Saturday passed in a blur of statements to police and the avoidance of statements to the media. Some townspeople came by to help clean up the church, righting overturned pews, patching holes, rehanging the giant cross. All told, fifty-six people were hospitalized, twenty from her church, the rest bikers. Seven bikers, including the Tattooed Jerk, were dead. Some number of people, though Janice didn’t know how many, had been injured, but not severely enough to wait for the strained emergency room staff to get to them. Angstrom, she heard, had been uninjured, but he had insisted on an ambulance taking him to Chicago, to “real” medical help.
Sunday morning, Janice was supposed to stand in front of her congregation and say something that made sense. She needed to explain why this had happened, why God had let this happen. A baby got punched. In a church. Who stands idly by while babies are getting hurt? If You’re omnipotent, why don’t You help? And yet, had she not tried to help? And was she not here doing God’s work? How can you say you want God’s help and yet dismiss the help He sends? Or was it typical earthly bullshit that kept them from recognizing her as help God had sent? Was that egotistical for her to believe she was God’s help?
These were her thoughts as she stood at the door behind the altar, waiting for the organist to play the cue for her to enter. These were the thoughts she let herself have. They seemed like hard questions, questions worth wrestling with. But she knew they were distractions from the real questions she didn’t want to ask herself—mainly, if you meet a god, shouldn’t it change you? But also, what if all the gods are real, but they’re all like Odd? Then what the fuck was she doing with her life?
When she stood before the congregation, three steps up from them, behind the lectern, she gripped the Bible before her tightly. They were quieter than she’d ever heard them. No one rustled their bulletin. No one hushed their antsy four-year-old. There were no antsy four year olds. Even the children sat quiet. Seventy-two people looked up at her, some of them bruised and battered, many of them afraid, some defiant and angry.
In the light filtering in through the jewel-toned windows, she saw, faintly, the threads that tied them together. Even now, here, without the proper ritual, without the proper preparation, she saw how these people fit together, the pattern they made. Some Sandersons sat in the middle of the sanctuary, on her right. She saw from them ties going outside to the men who still refused to have a woman preacher.
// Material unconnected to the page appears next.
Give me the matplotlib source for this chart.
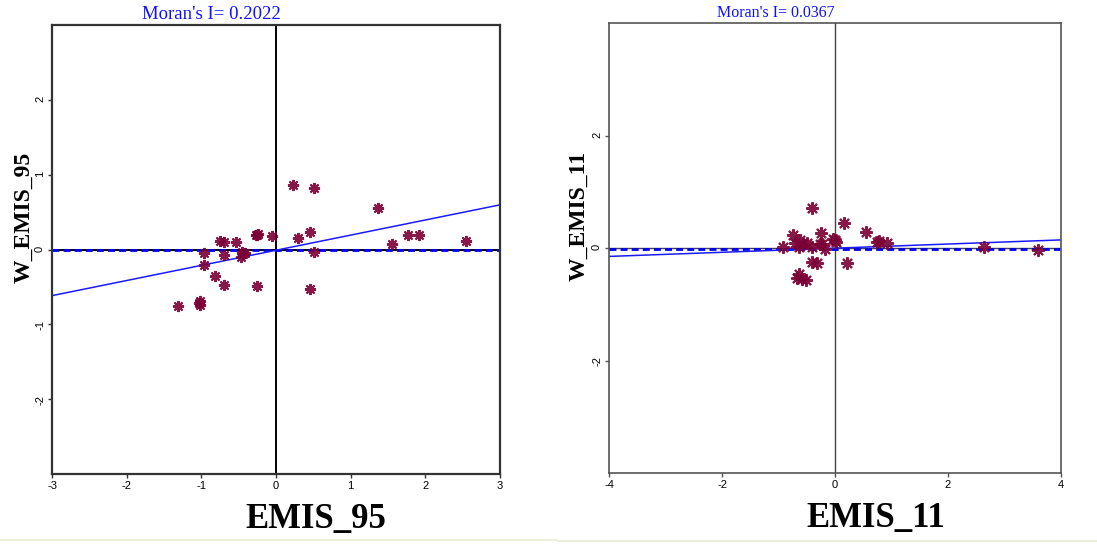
import numpy as np
import matplotlib.pyplot as plt
from matplotlib.lines import Line2D

plt.rcParams["axes.unicode_minus"] = False

# Moran scatter data, panel 1 (EMIS_95).
emis95 = [0.23, 0.51, 1.36, 1.77, 1.92, 2.54, 1.56, 0.45, 0.30, 0.51, 0.45,
          -0.05, -0.25, -0.27, -0.24, -0.54, -0.69, -0.75, -0.69, -0.97, -0.97,
          -0.82, -0.69, -0.25, -1.31, -1.02, -1.03, -1.02, -0.46, -0.41, -0.47, -0.44]
wEmis95 = [0.86, 0.82, 0.56, 0.20, 0.19, 0.11, 0.08, 0.23, 0.16, -0.04, -0.53,
           0.18, 0.19, 0.20, 0.21, 0.10, 0.10, 0.12, -0.07, -0.05, -0.21,
           -0.35, -0.48, -0.49, -0.75, -0.69, -0.72, -0.74, -0.03, -0.05, -0.10, -0.06]

# Moran scatter data, panel 2 (EMIS_11).
emis11 = [-0.41, 0.16, 0.55, -0.25, -0.75, 0.77, 0.92, 0.74, 0.00, 0.02, -0.04,
          -0.62, -0.70, -0.56, -0.50, -0.23, -0.17, -0.92, -0.40, -0.64, -0.26,
          -0.41, -0.32, 0.22, -0.64, -0.58, -0.52, -0.67, 2.64, 3.59]
wEmis11 = [0.72, 0.45, 0.28, 0.26, 0.23, 0.13, 0.09, 0.10, 0.15, 0.11, 0.16,
           0.15, 0.09, 0.08, 0.09, 0.08, -0.02, 0.02, 0.01, 0.01, 0.07,
           -0.24, -0.26, -0.26, -0.47, -0.55, -0.56, -0.53, 0.01, -0.03]

# Moran's I (slope) and intercept of the fitted line.
moran95, icpt95 = 0.2022, -0.01
moran11, icpt11 = 0.0367, -0.003

starColor = "#7a0035"
serif = "Liberation Serif"

fig = plt.figure(figsize=(10.97, 5.45), dpi=100)


def MoranPanel(rect, x, y, slope, icpt, lim, yticks, xlabel, ylabel,
               titleSize, titleX, yLabelX, frameColor, frameLw, crossColor,
               crossLw, ms):
  ax = fig.add_axes(rect)
  ax.set_xlim(-lim, lim)
  ax.set_ylim(-lim, lim)
  # Reference cross at the origin.
  ax.axvline(0, color=crossColor, lw=crossLw, zorder=1)
  ax.axhline(0, color=crossColor, lw=crossLw, zorder=1)
  ax.axhline(-0.012, color="#0000ee", lw=2.0, ls=(0, (2.5, 1.5)), zorder=2)
  # Fitted line with slope = Moran's I.
  xs = np.array([-lim, lim])
  ax.plot(xs, slope * xs + icpt, color="#1a1aff", lw=1.1, zorder=2)
  ax.plot(x, y, ls="none", marker=(8, 2, 0), ms=ms, mew=1.5,
          color=starColor, alpha=0.9, zorder=3)
  ax.set_xticks(np.arange(-lim, lim + 1, 1 if lim == 3 else 2))
  ax.set_yticks(yticks)
  ax.tick_params(axis="both", length=3, width=1, color=frameColor,
                 labelsize=8, pad=2)
  ax.tick_params(axis="y", labelrotation=90)
  for lab in ax.get_xticklabels() + ax.get_yticklabels():
    lab.set_family("Liberation Sans")
  for s in ax.spines.values():
    s.set_color(frameColor)
    s.set_linewidth(frameLw)
  ax.set_title(f"Moran's I= {slope:.4f}", color="#1010ff", family=serif,
               fontsize=titleSize, x=titleX, pad=4)
  ax.set_xlabel(xlabel, family=serif, fontweight="bold", fontsize=25)
  ax.xaxis.set_label_coords(0.59, -0.064)
  ax.set_ylabel(ylabel, family=serif, fontweight="bold", fontsize=17)
  ax.yaxis.set_label_coords(yLabelX, 0.572)
  return ax


MoranPanel([52 / 1097, 71 / 545, 448 / 1097, 449 / 545], emis95, wEmis95,
           moran95, icpt95, 3, [-2, -1, 0, 1, 2], "EMIS_95", "W_EMIS_95",
           13.5, 0.355, -0.04, "#333333", 1.6, "black", 1.4, 8)
MoranPanel([609 / 1097, 72 / 545, 452 / 1097, 450 / 545], emis11, wEmis11,
           moran11, icpt11, 4, [-2, 0, 2], "EMIS_11", "W_EMIS_11",
           11.5, 0.37, -0.044, "#555555", 1.2, "#444444", 1.0, 9)

# Faint rule along the bottom of the screenshot.
fig.add_artist(Line2D([0, 0.507], [5 / 545, 5 / 545], color="#eeeedd", lw=1.5))
fig.add_artist(Line2D([0.509, 1], [4 / 545, 4 / 545], color="#eeeedd", lw=1.5))

plt.savefig("out.png", dpi=100)
plt.close()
She saw ties going off to the east.
This was not the first thing the congregation expected her to say to them and they shifted uncomfortably. Orion’s aunt especially seemed taken aback.
Janice asked again. “Where’s Orion?”
“He’s gone to Sweden,” his other aunt answered. “To return the statue.” Of course he had. Who was the only person in this town who would act with decisiveness? He’d go to Sweden, damn the consequences, if he thought that was the right thing to do.
And what was she going to do? Stand here and pretend nothing had changed for her?
She shut the Bible. She stepped down from the lectern. She walked out the door. The congregation sat there for a good twenty minutes before they realized she wasn’t coming back.